As someone who tries to avoid confusion with people in conversations, I try and use the best words for the task.
So often, misunderstood comments cause issues anywhere.
Cheap is a word I find used inappropriately, my understanding is it means poor quality, low price.
And yet its used for example, 'Cheap greenhouse wanted", Good insulation needed, must be cheap".
I use the terms deliberately, economical, good value.
Deliberately keeping away from the sense of 'poor quality".
I wonder if others wrestle with the word?
John Daley Bendigo, Australia
The Enemy of progress is the hope of a perfect plan
I imagine they have become interchangable in many places due to the fact that they often pretty much work out that way. In my area, I don't think people who use the word improperly are trying to find top quality at a low price. I think they are emphasizing cost over other factors, and are willing to accept low quality if it gets them a low price.
And he said, "I want to live as an honest man, to get all I deserve, and to give all I can, and to love a young woman whom I don't understand. Your Highness, your ways are very strange."
For low price, I use the term inexpensive. To me, that implies a low price with no connotations regarding quality. The word value, to me, refers to price as related to quality. I once bought a car that was an excellent value at $7000 below Blue Book. I sold it several years and 100,000 miles later for about what I paid for it. Still, it was not cheap or inexpensive.
Good decisions come from experience. Experience comes from making bad decisions. Mark Twain
Agreed, "cheap" has heavy connotations of poor quality or disposability, as well as mean-spirited stinginess.
I bristle when people say I'm cheap. I am efficient with my dollars, looking for best value over time. I will spend more for quality, or source quality items gently used, because it actually costs me less in the long run. You buy cheap, you buy twice -- and make landfills overflow with crap goods.
The proper English word is "frugal," but people don't know it.

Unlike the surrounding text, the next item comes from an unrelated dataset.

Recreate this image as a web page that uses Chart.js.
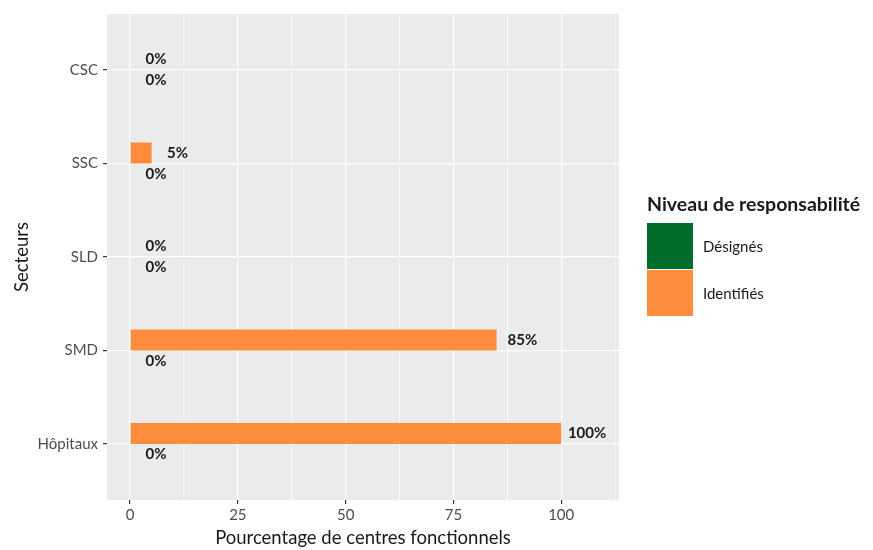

I like "thrifty" which says smart and efficient all at once.
Depends, if you mean that cool thing you got for 10 cents on the dollar, absolutely. If it means your kiddo's wearing cheap shoes that offer no support and/or fall apart, nope.
I'm a gal who loves a bargain, in fact, I find it very difficult to pay full price for anything. I would rather get the dented or scratched appliance, call it "pre-disastered" ((the car from The World According To Garp), and get 20% off. BUT I will also pay $20 for a pair of sox that will last forever because the company will replace them for life.